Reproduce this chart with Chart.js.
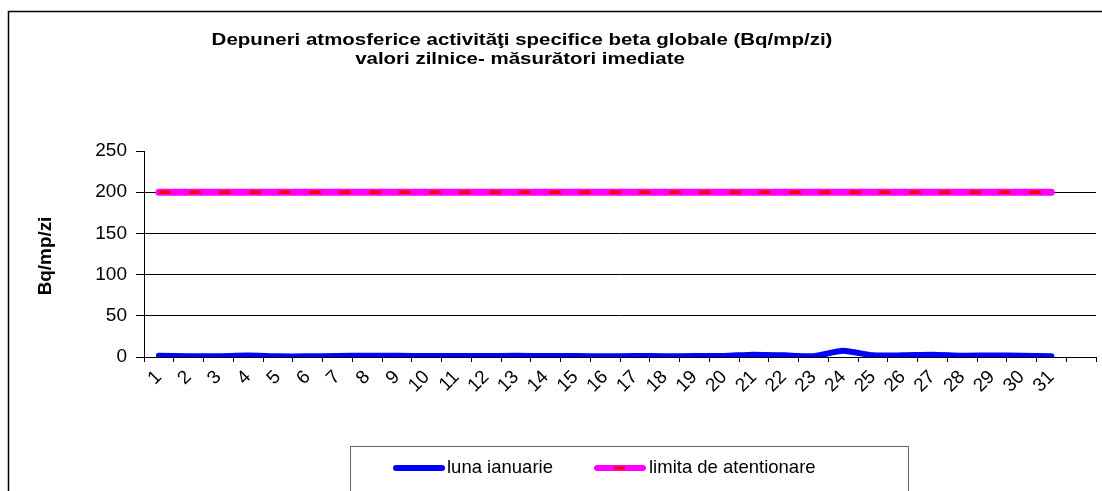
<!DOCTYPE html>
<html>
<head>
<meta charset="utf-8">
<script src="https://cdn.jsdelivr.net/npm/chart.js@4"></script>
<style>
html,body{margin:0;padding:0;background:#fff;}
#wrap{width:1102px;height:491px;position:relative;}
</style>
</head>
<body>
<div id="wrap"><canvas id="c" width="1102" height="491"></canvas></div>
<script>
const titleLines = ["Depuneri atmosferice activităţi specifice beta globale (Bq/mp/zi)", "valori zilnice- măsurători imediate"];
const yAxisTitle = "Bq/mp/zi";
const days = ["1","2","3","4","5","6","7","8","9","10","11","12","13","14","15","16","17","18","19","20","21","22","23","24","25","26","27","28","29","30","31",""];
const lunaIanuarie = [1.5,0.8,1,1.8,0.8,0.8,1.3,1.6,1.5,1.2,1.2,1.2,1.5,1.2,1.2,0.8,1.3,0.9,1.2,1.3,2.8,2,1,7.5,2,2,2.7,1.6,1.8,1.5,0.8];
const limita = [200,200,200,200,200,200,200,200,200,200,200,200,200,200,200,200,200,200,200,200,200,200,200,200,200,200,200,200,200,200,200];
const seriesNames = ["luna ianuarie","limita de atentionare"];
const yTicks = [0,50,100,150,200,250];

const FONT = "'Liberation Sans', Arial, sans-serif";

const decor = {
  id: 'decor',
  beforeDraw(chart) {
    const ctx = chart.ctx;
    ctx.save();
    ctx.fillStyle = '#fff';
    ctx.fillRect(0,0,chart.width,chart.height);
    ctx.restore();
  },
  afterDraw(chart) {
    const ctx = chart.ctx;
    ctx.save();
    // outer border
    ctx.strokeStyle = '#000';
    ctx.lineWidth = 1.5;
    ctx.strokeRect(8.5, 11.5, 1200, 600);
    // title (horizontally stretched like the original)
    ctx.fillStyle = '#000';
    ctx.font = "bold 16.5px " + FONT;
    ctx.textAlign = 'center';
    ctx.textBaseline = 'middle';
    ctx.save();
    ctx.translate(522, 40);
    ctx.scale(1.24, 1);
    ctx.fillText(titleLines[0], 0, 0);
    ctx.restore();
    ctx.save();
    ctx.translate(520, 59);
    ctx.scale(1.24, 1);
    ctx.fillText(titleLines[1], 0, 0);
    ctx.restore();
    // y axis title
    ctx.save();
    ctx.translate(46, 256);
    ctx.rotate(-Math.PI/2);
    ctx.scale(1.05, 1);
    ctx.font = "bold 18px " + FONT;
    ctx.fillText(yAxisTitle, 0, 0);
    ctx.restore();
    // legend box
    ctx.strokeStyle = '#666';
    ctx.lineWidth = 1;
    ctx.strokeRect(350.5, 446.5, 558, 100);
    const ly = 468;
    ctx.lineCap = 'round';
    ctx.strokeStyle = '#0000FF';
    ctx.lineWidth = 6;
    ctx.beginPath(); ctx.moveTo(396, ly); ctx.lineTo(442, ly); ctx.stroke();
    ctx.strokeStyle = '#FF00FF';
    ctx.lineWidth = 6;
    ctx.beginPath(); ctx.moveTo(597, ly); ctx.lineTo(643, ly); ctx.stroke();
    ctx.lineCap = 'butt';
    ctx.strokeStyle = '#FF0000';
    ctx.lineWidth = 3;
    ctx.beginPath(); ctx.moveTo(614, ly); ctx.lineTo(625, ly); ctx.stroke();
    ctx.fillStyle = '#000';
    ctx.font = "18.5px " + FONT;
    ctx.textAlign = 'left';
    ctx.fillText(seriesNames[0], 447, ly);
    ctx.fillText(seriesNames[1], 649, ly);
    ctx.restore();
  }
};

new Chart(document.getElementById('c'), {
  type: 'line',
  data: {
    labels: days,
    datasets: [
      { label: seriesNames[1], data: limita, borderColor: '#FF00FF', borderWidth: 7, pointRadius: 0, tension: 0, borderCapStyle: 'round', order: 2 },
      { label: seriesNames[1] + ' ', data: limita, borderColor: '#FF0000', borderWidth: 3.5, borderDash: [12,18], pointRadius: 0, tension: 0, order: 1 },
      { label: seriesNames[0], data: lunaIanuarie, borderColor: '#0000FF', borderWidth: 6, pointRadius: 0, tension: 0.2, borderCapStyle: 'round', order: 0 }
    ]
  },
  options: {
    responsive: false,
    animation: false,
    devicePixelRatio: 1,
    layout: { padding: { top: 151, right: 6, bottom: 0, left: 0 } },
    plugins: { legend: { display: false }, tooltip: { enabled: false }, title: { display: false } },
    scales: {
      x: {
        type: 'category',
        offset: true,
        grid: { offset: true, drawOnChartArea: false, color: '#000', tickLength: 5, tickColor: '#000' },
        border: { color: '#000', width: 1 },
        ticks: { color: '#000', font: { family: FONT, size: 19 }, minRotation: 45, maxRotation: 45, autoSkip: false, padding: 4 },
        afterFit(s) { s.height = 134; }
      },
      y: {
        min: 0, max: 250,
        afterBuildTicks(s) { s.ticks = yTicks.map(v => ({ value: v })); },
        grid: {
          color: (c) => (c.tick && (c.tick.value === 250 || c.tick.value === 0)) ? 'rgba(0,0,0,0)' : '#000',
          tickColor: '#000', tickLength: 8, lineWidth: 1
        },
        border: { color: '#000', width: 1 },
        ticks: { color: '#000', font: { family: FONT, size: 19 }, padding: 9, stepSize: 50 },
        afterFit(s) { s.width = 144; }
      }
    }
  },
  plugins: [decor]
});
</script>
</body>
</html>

■ DESCRIPTION OF THE TASK
Repeat the material above in full and exactly, apart from the pictures.

■ ANSWER BELOW
Reproduce this chart with Chart.js.
<!DOCTYPE html>
<html>
<head>
<meta charset="utf-8">
<script src="https://cdn.jsdelivr.net/npm/chart.js@4"></script>
<style>
html,body{margin:0;padding:0;background:#fff;}
#wrap{width:1102px;height:491px;position:relative;}
</style>
</head>
<body>
<div id="wrap"><canvas id="c" width="1102" height="491"></canvas></div>
<script>
const titleLines = ["Depuneri atmosferice activităţi specifice beta globale (Bq/mp/zi)", "valori zilnice- măsurători imediate"];
const yAxisTitle = "Bq/mp/zi";
const days = ["1","2","3","4","5","6","7","8","9","10","11","12","13","14","15","16","17","18","19","20","21","22","23","24","25","26","27","28","29","30","31",""];
const lunaIanuarie = [1.5,0.8,1,1.8,0.8,0.8,1.3,1.6,1.5,1.2,1.2,1.2,1.5,1.2,1.2,0.8,1.3,0.9,1.2,1.3,2.8,2,1,7.5,2,2,2.7,1.6,1.8,1.5,0.8];
const limita = [200,200,200,200,200,200,200,200,200,200,200,200,200,200,200,200,200,200,200,200,200,200,200,200,200,200,200,200,200,200,200];
const seriesNames = ["luna ianuarie","limita de atentionare"];
const yTicks = [0,50,100,150,200,250];

const FONT = "'Liberation Sans', Arial, sans-serif";

const decor = {
  id: 'decor',
  beforeDraw(chart) {
    const ctx = chart.ctx;
    ctx.save();
    ctx.fillStyle = '#fff';
    ctx.fillRect(0,0,chart.width,chart.height);
    ctx.restore();
  },
  afterDraw(chart) {
    const ctx = chart.ctx;
    ctx.save();
    // outer border
    ctx.strokeStyle = '#000';
    ctx.lineWidth = 1.5;
    ctx.strokeRect(8.5, 11.5, 1200, 600);
    // title (horizontally stretched like the original)
    ctx.fillStyle = '#000';
    ctx.font = "bold 16.5px " + FONT;
    ctx.textAlign = 'center';
    ctx.textBaseline = 'middle';
    ctx.save();
    ctx.translate(522, 40);
    ctx.scale(1.24, 1);
    ctx.fillText(titleLines[0], 0, 0);
    ctx.restore();
    ctx.save();
    ctx.translate(520, 59);
    ctx.scale(1.24, 1);
    ctx.fillText(titleLines[1], 0, 0);
    ctx.restore();
    // y axis title
    ctx.save();
    ctx.translate(46, 256);
    ctx.rotate(-Math.PI/2);
    ctx.scale(1.05, 1);
    ctx.font = "bold 18px " + FONT;
    ctx.fillText(yAxisTitle, 0, 0);
    ctx.restore();
    // legend box
    ctx.strokeStyle = '#666';
    ctx.lineWidth = 1;
    ctx.strokeRect(350.5, 446.5, 558, 100);
    const ly = 468;
    ctx.lineCap = 'round';
    ctx.strokeStyle = '#0000FF';
    ctx.lineWidth = 6;
    ctx.beginPath(); ctx.moveTo(396, ly); ctx.lineTo(442, ly); ctx.stroke();
    ctx.strokeStyle = '#FF00FF';
    ctx.lineWidth = 6;
    ctx.beginPath(); ctx.moveTo(597, ly); ctx.lineTo(643, ly); ctx.stroke();
    ctx.lineCap = 'butt';
    ctx.strokeStyle = '#FF0000';
    ctx.lineWidth = 3;
    ctx.beginPath(); ctx.moveTo(614, ly); ctx.lineTo(625, ly); ctx.stroke();
    ctx.fillStyle = '#000';
    ctx.font = "18.5px " + FONT;
    ctx.textAlign = 'left';
    ctx.fillText(seriesNames[0], 447, ly);
    ctx.fillText(seriesNames[1], 649, ly);
    ctx.restore();
  }
};

new Chart(document.getElementById('c'), {
  type: 'line',
  data: {
    labels: days,
    datasets: [
      { label: seriesNames[1], data: limita, borderColor: '#FF00FF', borderWidth: 7, pointRadius: 0, tension: 0, borderCapStyle: 'round', order: 2 },
      { label: seriesNames[1] + ' ', data: limita, borderColor: '#FF0000', borderWidth: 3.5, borderDash: [12,18], pointRadius: 0, tension: 0, order: 1 },
      { label: seriesNames[0], data: lunaIanuarie, borderColor: '#0000FF', borderWidth: 6, pointRadius: 0, tension: 0.2, borderCapStyle: 'round', order: 0 }
    ]
  },
  options: {
    responsive: false,
    animation: false,
    devicePixelRatio: 1,
    layout: { padding: { top: 151, right: 6, bottom: 0, left: 0 } },
    plugins: { legend: { display: false }, tooltip: { enabled: false }, title: { display: false } },
    scales: {
      x: {
        type: 'category',
        offset: true,
        grid: { offset: true, drawOnChartArea: false, color: '#000', tickLength: 5, tickColor: '#000' },
        border: { color: '#000', width: 1 },
        ticks: { color: '#000', font: { family: FONT, size: 19 }, minRotation: 45, maxRotation: 45, autoSkip: false, padding: 4 },
        afterFit(s) { s.height = 134; }
      },
      y: {
        min: 0, max: 250,
        afterBuildTicks(s) { s.ticks = yTicks.map(v => ({ value: v })); },
        grid: {
          color: (c) => (c.tick && (c.tick.value === 250 || c.tick.value === 0)) ? 'rgba(0,0,0,0)' : '#000',
          tickColor: '#000', tickLength: 8, lineWidth: 1
        },
        border: { color: '#000', width: 1 },
        ticks: { color: '#000', font: { family: FONT, size: 19 }, padding: 9, stepSize: 50 },
        afterFit(s) { s.width = 144; }
      }
    }
  },
  plugins: [decor]
});
</script>
</body>
</html>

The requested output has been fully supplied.